Tony Payne’s show of 16 artists, “The Moderns,” demonstrated how thrilling it can be to be confused, excited, and irritated—the ferocious gamut of desire’s intelligence. Surveying the modern landscape of queer, Payne assembled a snazzy group of works to investigate where in an object or viewer queerness resides. Through canny juxtapositions, these works tested the abstractness of the representational as well as the erotic, visceral push of the abstract. Chris Wilder’s lovely shimmering small snakeskin cowboy, 1993, a bit of silver vinyl snakeskin, picked up the glint of the skin of Robert Mapplethorpe’s two men dancing, 1984, next to it, but also shone throughout the show: in the enjoy-coke joke of John Boskovich’s untitled (etched mirror), 1993; in the fading silver, forlorn sign-lettering of Jack Pierson’s why, 1995; and in the long dangerous connotative elegance of the spinal-tap needle supporting Payne’s own haunting and kooky (crisco) kisses, 1995, a work in the process of becoming present by embracing the body’s silent void. The queer qualities of silver as a matter of reflection might be traced back to Andy Warhol’s “final painting,” Silver Cloud, 1966—the shiny self, airy, ambiguous, drifting away.
Fittingly, Payne used a small part of Gertrude Stein’s “A Portrait of Picasso” for the show’s epigraph. It is Stein and no other who adumbrated long ago the difficulty of all that is to be done: “something that was coming out of this one that was a solid thing, a charming thing, a lovely thing, a perplexing thing, a disconcerting thing, a simple thing, a clear thing, a complicated thing, an interesting thing, a disturbing thing, a repellent thing, a very pretty thing.”
What kind of thing are you looking at when you face the humpy bodies in Proctor/Renaldi’s super 8’s, 1995, pornolike strips of film, or in Boneboyz’s puppy, 1995, where the pup is a swarthy, dog-collared unknown? Inundated by photographic images, it is easy to grow lax in contemplating how photography does what it does, how it sparks fantasy and why—which is to say, how desire makes seeing a way of feeling.

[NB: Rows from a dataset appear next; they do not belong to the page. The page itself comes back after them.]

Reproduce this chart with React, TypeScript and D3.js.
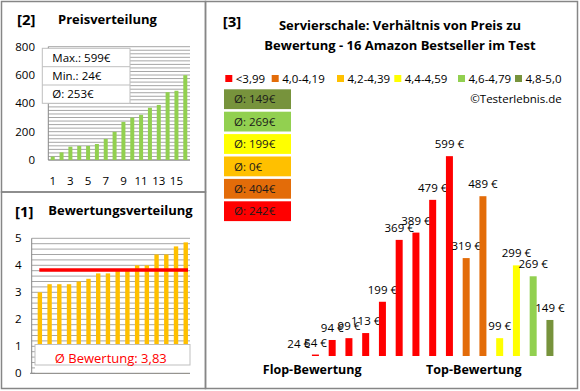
import React from 'react';
import * as d3 from 'd3';

// Produkte in Reihenfolge der Bewertung (Flop -> Top)
const prices = [24, 54, 94, 99, 113, 199, 369, 389, 479, 599, 319, 489, 99, 299, 269, 149];
const ratings = [3.0, 3.3, 3.3, 3.3, 3.4, 3.5, 3.7, 3.7, 3.85, 3.85, 4.0, 4.0, 4.4, 4.4, 4.7, 4.85];

const ratingClasses = ['<3,99', '4,0-4,19', '4,2-4,39', '4,4-4,59', '4,6-4,79', '4,8-5,0'];
const classColors = ['#FF0000', '#E36C09', '#FFC000', '#FFFF00', '#92D050', '#77933C'];
const classBreaks = [4.0, 4.2, 4.4, 4.6, 4.8];

const priceTicks = [0, 200, 400, 600, 800];
const ratingTicks = [0, 1, 2, 3, 4, 5];

const FONT = "'Open Sans', sans-serif";
const BORDER = '#868686';
const GRID = '#a6a6a6';

const App: React.FC = () => {
    const sortedPrices = [...prices].sort((a, b) => a - b);
    const maxP = d3.max(prices) as number;
    const minP = d3.min(prices) as number;
    const avgP = Math.round(d3.mean(prices) as number);
    const avgR = d3.mean(ratings) as number;

    const classOf = d3.scaleThreshold<number, number>().domain(classBreaks).range([0, 1, 2, 3, 4, 5]);
    const classAvg = ratingClasses.map((_, ci) => {
        const v = prices.filter((_, i) => classOf(ratings[i]) === ci);
        return v.length ? Math.round(d3.mean(v) as number) : 0;
    });

    // [2] Preisverteilung
    const x2 = d3.scaleBand<number>().domain(d3.range(16)).range([48.3, 189.7]);
    const y2 = d3.scaleLinear().domain([0, 800]).range([160, 46.7]);
    const grid2 = d3.range(0, 801, 25);

    // [1] Bewertungsverteilung
    const x1 = d3.scaleBand<number>().domain(d3.range(16)).range([35, 190.6]);
    const y1 = d3.scaleLinear().domain([0, 5]).range([373.3, 238.3]);
    const grid1 = d3.range(0, 5.01, 0.2);

    // [3] Preis zu Bewertung
    const x3 = d3.scaleBand<number>().domain(d3.range(16)).range([290.3, 558.3]);
    const y3 = d3.scaleLinear().domain([50, 650]).range([356, 137.6]).clamp(true);

    const legendX = [225.3, 271.7, 337, 394.3, 458, 515];
    const boxOrder = [5, 4, 3, 2, 1, 0];

    return (
        <svg width={580} height={391} style={{ position: 'absolute', left: 0, top: 0, fontFamily: FONT }}>
            <rect x={0} y={0} width={580} height={391} fill="#fff" />

            {/* Rahmen */}
            <rect x={1.5} y={1.5} width={204} height={190.5} fill="none" stroke={BORDER} strokeWidth={1.5} />
            <rect x={1.5} y={192} width={204} height={196.5} fill="none" stroke={BORDER} strokeWidth={1.5} />
            <rect x={205.5} y={1.5} width={372} height={387} fill="none" stroke={BORDER} strokeWidth={1.5} />

            {/* ---------- [2] ---------- */}
            <text x={17} y={25} fontSize={15} fontWeight="bold">[2]</text>
            <text x={58} y={24} fontSize={13} fontWeight="bold">Preisverteilung</text>
            {grid2.map(g => (
                <line key={g} x1={48.3} x2={190} y1={y2(g)} y2={y2(g)} stroke={GRID} strokeWidth={1} />
            ))}
            <line x1={48.3} x2={48.3} y1={46.7} y2={160} stroke={BORDER} />
            <line x1={48.3} x2={190} y1={160} y2={160} stroke={BORDER} />
            {priceTicks.map(t => (
                <text key={t} x={35} y={y2(t) + 4} fontSize={11.5} textAnchor="end">{t}</text>
            ))}
            {sortedPrices.map((p, i) => (
                <rect key={i} x={x2(i)! + x2.bandwidth() / 2 - 2} y={y2(p)} width={4} height={160 - y2(p)} fill="#92D050" />
            ))}
            {d3.range(0, 16, 2).map(i => (
                <text key={i} x={x2(i)! + x2.bandwidth() / 2} y={185} fontSize={11.5} textAnchor="middle">{i + 1}</text>
            ))}
            <g>
                <rect x={42.3} y={48.3} width={87.7} height={55} fill="#fff" stroke="#bfbfbf" />
                <line x1={42.3} x2={130} y1={66.7} y2={66.7} stroke="#bfbfbf" />
                <line x1={42.3} x2={130} y1={85} y2={85} stroke="#bfbfbf" />
                <text x={52.3} y={61.5} fontSize={11.5}>{`Max.: ${maxP}€`}</text>
                <text x={52.3} y={80} fontSize={11.5}>{`Min.: ${minP}€`}</text>
                <text x={52.3} y={98.3} fontSize={11.5}>{`Ø: ${avgP}€`}</text>
            </g>

            {/* ---------- [1] ---------- */}
            <text x={15} y={216.5} fontSize={15} fontWeight="bold">[1]</text>
            <text x={48.3} y={215} fontSize={13} fontWeight="bold">Bewertungsverteilung</text>
            {grid1.map(g => (
                <line key={g} x1={31.7} x2={190} y1={y1(g)} y2={y1(g)} stroke={GRID} strokeWidth={1} />
            ))}
            <line x1={31.7} x2={31.7} y1={238.3} y2={373.3} stroke={BORDER} />
            {ratingTicks.map(t => (
                <text key={t} x={21.5} y={y1(t) + 4} fontSize={11.5} textAnchor="end">{t}</text>
            ))}
            {ratings.map((r, i) => (
                <rect key={i} x={x1(i)! + x1.bandwidth() / 2 - 2.2} y={y1(r)} width={4.4} height={373.3 - y1(r)} fill="#FFC000" />
            ))}
            <line x1={39.3} x2={188} y1={y1(avgR)} y2={y1(avgR)} stroke="#FF0000" strokeWidth={3.5} />
            <rect x={35} y={344.5} width={155} height={28.8} fill="#fff" />
            <rect x={35} y={344.5} width={155} height={20.5} fill="#fff" stroke="#bfbfbf" />
            <line x1={30} x2={190} y1={373.3} y2={373.3} stroke={BORDER} />
            <text x={110.8} y={362.5} fontSize={13} fill="#FF0000" textAnchor="middle">
                {`Ø Bewertung: ${avgR.toFixed(2).replace('.', ',')}`}
            </text>

            {/* ---------- [3] ---------- */}
            <text x={222.7} y={26.7} fontSize={15} fontWeight="bold">[3]</text>
            <text x={400} y={30} fontSize={13} fontWeight="bold" textAnchor="middle">Servierschale: Verhältnis von Preis zu</text>
            <text x={400} y={50} fontSize={13} fontWeight="bold" textAnchor="middle">Bewertung - 16 Amazon Bestseller im Test</text>

            {ratingClasses.map((c, i) => (
                <g key={c}>
                    <rect x={legendX[i]} y={75} width={7} height={7} fill={classColors[i]} />
                    <text x={legendX[i] + 10.5} y={82.5} fontSize={11.5}>{c}</text>
                </g>
            ))}
            <text x={561.7} y={102.5} fontSize={11.5} textAnchor="end">©Testerlebnis.de</text>

            {boxOrder.map((ci, k) => (
                <g key={ci}>
                    <rect x={224} y={89.3 + k * 22.4} width={67} height={19.8} fill={classColors[ci]} />
                    <text x={234} y={103.3 + k * 22.4} fontSize={11.5} fill="#1a1a1a">{`Ø: ${classAvg[ci]}€`}</text>
                </g>
            ))}

            {prices.map((p, i) => {
                const cx = x3(i)! + x3.bandwidth() / 2;
                const top = y3(p);
                return (
                    <g key={i}>
                        <rect x={cx - 3.5} y={top} width={7} height={356 - top} fill={classColors[classOf(ratings[i])]} />
                        <text x={cx} y={top - 8} fontSize={11.5} textAnchor="middle">{`${p} €`}</text>
                    </g>
                );
            })}
            <text x={312.2} y={374} fontSize={12.5} fontWeight="bold" textAnchor="middle">Flop-Bewertung</text>
            <text x={473.8} y={374} fontSize={12.5} fontWeight="bold" textAnchor="middle">Top-Bewertung</text>
        </svg>
    );
};

export default App;
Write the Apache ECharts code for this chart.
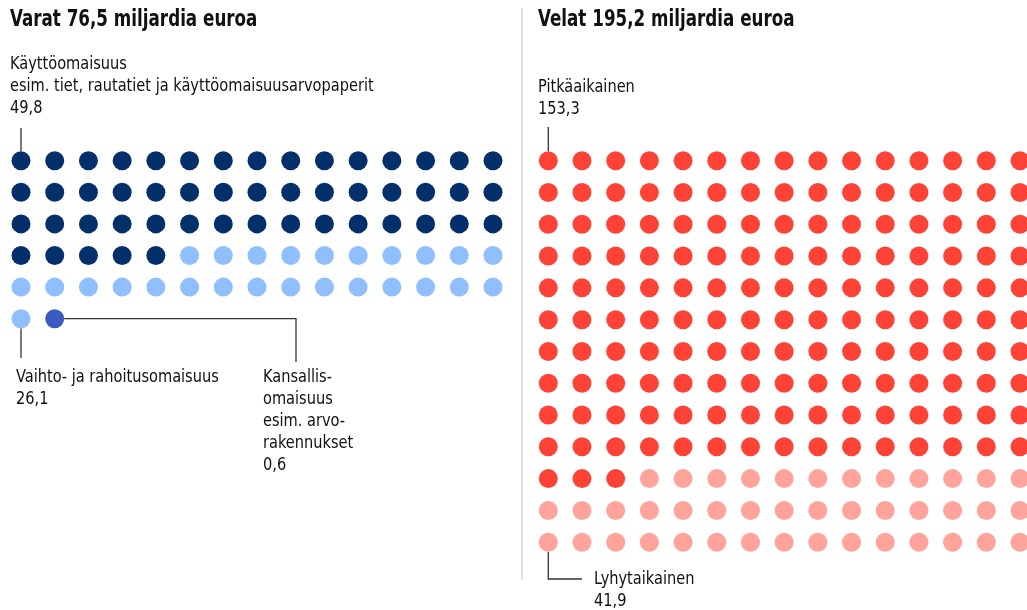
<!DOCTYPE html>
<html>
<head>
<meta charset="utf-8">
<script src="https://cdn.jsdelivr.net/npm/echarts@6/dist/echarts.min.js"></script>
<style>
  html, body { margin: 0; padding: 0; background: #fff; }
  #chart { width: 1027px; height: 610px; }
</style>
</head>
<body>
<div id="chart"></div>
<script>
// Data (miljardia euroa)
var assetNames = ["Käyttöomaisuus", "Vaihto- ja rahoitusomaisuus", "Kansallisomaisuus"];
var assetValues = [49.8, 26.1, 0.6];
var assetColors = ["#032f6b", "#8fbfff", "#3a5bbf"];

var debtNames = ["Pitkäaikainen", "Lyhytaikainen"];
var debtValues = [153.3, 41.9];
var debtColors = ["#ff4236", "#ffa39b"];

var columns = 15;						// Dots per row
var dotSize = 19;
var font = '"Liberation Sans Narrow", "DejaVu Sans Condensed", sans-serif';

// Turns values into waffle dots: one dot per billion, filled row by row
function waffleSeries(names, values, colors, gridIndex) {
	var series = [];
	var pos = 0;
	values.forEach(function (v, i) {
		var n = Math.round(v);
		var pts = [];
		for (var k = 0; k < n; k++) {
			pts.push([pos % columns, Math.floor(pos / columns)]);
			pos++;
		}
		series.push({
			name: names[i],
			type: 'scatter',
			xAxisIndex: gridIndex,
			yAxisIndex: gridIndex,
			symbolSize: dotSize,
			itemStyle: { color: colors[i], opacity: 1 },
			silent: true,
			data: pts
		});
	});
	return series;
}

var chart = echarts.init(document.getElementById('chart'), null, { renderer: 'canvas' });

var hidden = { show: false };
function axis(max, inverse) {
	return {
		type: 'value', min: 0, max: max, inverse: inverse,
		axisLine: hidden, axisTick: hidden, axisLabel: hidden, splitLine: hidden
	};
}

chart.setOption({
	animation: false,
	grid: [
		{ left: 21, top: 160.7, width: 472, height: 158 },
		{ left: 548.3, top: 160.7, width: 471.7, height: 381.5 }
	],
	xAxis: [axis(columns - 1, false), Object.assign(axis(columns - 1, false), { gridIndex: 1 })],
	yAxis: [axis(5, true), Object.assign(axis(12, true), { gridIndex: 1 })],
	series: waffleSeries(assetNames, assetValues, assetColors, 0)
		.concat(waffleSeries(debtNames, debtValues, debtColors, 1))
});

// Anchors for the leader lines, taken from the dots themselves
function dotPx(seriesIndex, dataIndex) {
	var s = chart.getOption().series[seriesIndex];
	return chart.convertToPixel({ seriesIndex: seriesIndex }, s.data[dataIndex]);
}
var r = dotSize / 2;
var aFirst = dotPx(0, 0);
var vFirst = dotPx(1, Math.round(assetValues[1]) - 1);
var kFirst = dotPx(2, 0);
var pFirst = dotPx(3, 0);
var lLast = dotPx(4, Math.round(debtValues[1]) - columns);

function fmt(v) { return v.toFixed(1).replace('.', ','); }

// Text squeezed horizontally to look like the condensed face of the original
function txt(x, y, text, size, weight, squeeze) {
	return {
		type: 'text', x: x, y: y, scaleX: squeeze || 0.9, silent: true,
		style: {
			text: text, fill: '#111', font: (weight || 'normal') + ' ' + size + 'px ' + font,
			lineHeight: 22, verticalAlign: 'top'
		}
	};
}
function line(points) {
	return {
		type: 'polyline', silent: true,
		shape: { points: points },
		style: { stroke: '#333', lineWidth: 1.3, fill: null }
	};
}

chart.setOption({
	graphic: [
		// Divider between panels
		{ type: 'line', silent: true, shape: { x1: 522, y1: 8, x2: 522, y2: 580 }, style: { stroke: '#dedede', lineWidth: 2 } },
		txt(10, 9, 'Varat 76,5 miljardia euroa', 23, 'bold', 0.81),
		txt(538, 9, 'Velat 195,2 miljardia euroa', 23, 'bold', 0.81),
		txt(10, 53, assetNames[0] + '\nesim. tiet, rautatiet ja käyttöomaisuusarvopaperit\n' + fmt(assetValues[0]), 18),
		line([[aFirst[0], 128], [aFirst[0], aFirst[1] - r]]),
		txt(16, 366, assetNames[1] + '\n' + fmt(assetValues[1]), 18),
		line([[vFirst[0], vFirst[1] + r], [vFirst[0], 358]]),
		txt(263, 366, 'Kansallis-\nomaisuus\nesim. arvo-\nrakennukset\n' + fmt(assetValues[2]), 18),
		line([[kFirst[0] + r, kFirst[1]], [296, kFirst[1]], [296, 362]]),
		txt(538, 76, debtNames[0] + '\n' + fmt(debtValues[0]), 18),
		line([[pFirst[0], 127], [pFirst[0], pFirst[1] - r]]),
		txt(594, 568, debtNames[1] + '\n' + fmt(debtValues[1]), 18),
		line([[lLast[0], lLast[1] + r], [lLast[0], 579], [582, 579]])
	]
});
</script>
</body>
</html>
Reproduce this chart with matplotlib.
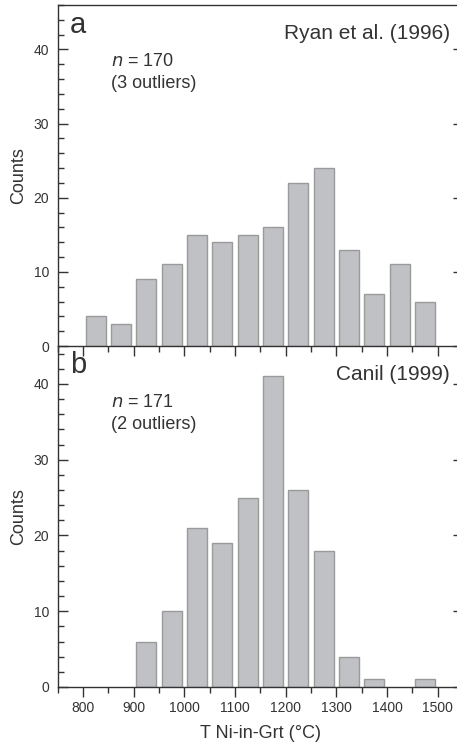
import matplotlib
matplotlib.use("Agg")
import matplotlib.pyplot as plt
from matplotlib.ticker import MultipleLocator

plt.rcParams['font.family'] = ['Liberation Sans', 'DejaVu Sans']

bin_centers = [825, 875, 925, 975, 1025, 1075, 1125, 1175, 1225, 1275, 1325, 1375, 1425, 1475]
counts_ryan = [4, 3, 9, 11, 15, 14, 15, 16, 22, 24, 13, 7, 11, 6]
counts_canil = [0, 0, 6, 10, 21, 19, 25, 41, 26, 18, 4, 1, 0, 1]
xticks = [800, 900, 1000, 1100, 1200, 1300, 1400, 1500]
yticks = [0, 10, 20, 30, 40]

labels = ["a", "b"]
refs = ["Ryan et al. (1996)", "Canil (1999)"]
ns = ["170", "171"]
outl = ["(3 outliers)", "(2 outliers)"]

W, H = 457, 743
fig = plt.figure(figsize=(W / 100, H / 100), dpi=100)

dark = "#333333"
fill = "#c0c1c5"
edge = "#9a9a9a"

left = 57.7 / W
width = (463.0 - 57.7) / W
ax_a = fig.add_axes([left, 1 - 346 / H, width, (346 - 5) / H])
ax_b = fig.add_axes([left, 1 - 687 / H, width, (687 - 346) / H])

for i, (ax, data) in enumerate([(ax_a, counts_ryan), (ax_b, counts_canil)]):
    xs = [c for c, v in zip(bin_centers, data) if v > 0]
    vs = [v for v in data if v > 0]
    ax.bar(xs, vs, width=40, color=fill, edgecolor=edge, linewidth=1.0, zorder=2)
    ax.set_xlim(750, 1550)
    ax.set_ylim(0, 46 if i == 0 else 45)
    ax.set_xticks(xticks)
    ax.xaxis.set_minor_locator(MultipleLocator(50))
    ax.set_yticks(yticks)
    ax.yaxis.set_minor_locator(MultipleLocator(2))
    for s in ax.spines.values():
        s.set_color(dark)
        s.set_linewidth(1.0)
    ax.tick_params(axis='x', which='major', direction='out', length=7, width=1.0, color=dark,
                   labelsize=10, labelcolor=dark, pad=3)
    ax.tick_params(axis='x', which='minor', direction='out', length=4, width=1.0, color=dark)
    ax.tick_params(axis='y', which='major', direction='in', length=7, width=1.0, color=dark,
                   labelsize=10, labelcolor=dark, right=True, pad=6)
    ax.tick_params(axis='y', which='minor', direction='in', length=4, width=1.0, color=dark)
    ax.set_ylabel("Counts", fontsize=13, color=dark, labelpad=5)
    ax.patch.set_alpha(0)

    ytop_label = 0.918 if i == 0 else 0.921
    ax.text(0.030, ytop_label, labels[i], transform=ax.transAxes, fontsize=21, color=dark,
            ha='left', va='baseline')
    ax.text(0.968, 0.900, refs[i], transform=ax.transAxes, fontsize=15, color=dark,
            ha='right', va='baseline')
    ax.text(0.1315, 0.820, r"$\it{n}$ = " + ns[i], transform=ax.transAxes, fontsize=13,
            color=dark, ha='left', va='baseline')
    ax.text(0.1315, 0.758, outl[i], transform=ax.transAxes, fontsize=13, color=dark,
            ha='left', va='baseline')

ax_a.tick_params(axis='x', labelbottom=False)
ax_b.spines['top'].set_visible(False)
ax_b.set_xlabel("T Ni-in-Grt (°C)", fontsize=13, color=dark, labelpad=7)

fig.savefig("out.png", dpi=100)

Similar questions could be posed about color, say, Tom Bonauro’s sumptuous shades of lavender, tangerine, lime, which seem to glow from within in his untitled, 1995, a four-panel grid of cactus prints—muscle man, spiral, tornado, microbes.
“The Moderns” confronted perception, perhaps most suggestively in Lauren Lesko’s gorgeous but disconcerting object Hole, 1995—all the orifices as one, a subtle echo of the circular geometry of Meret Oppenheim’s furred teacup. Not wanting to finger it would be a shame. The still mink of invitation humming around this stunning pucker retains the mystery of all I’ve ever wanted. While I’m not sure that the war on desire and sexuality will ever cease, since love like living is often an aggressive act, it is important to hang something there and watch it, watch it until sight becomes something else altogether.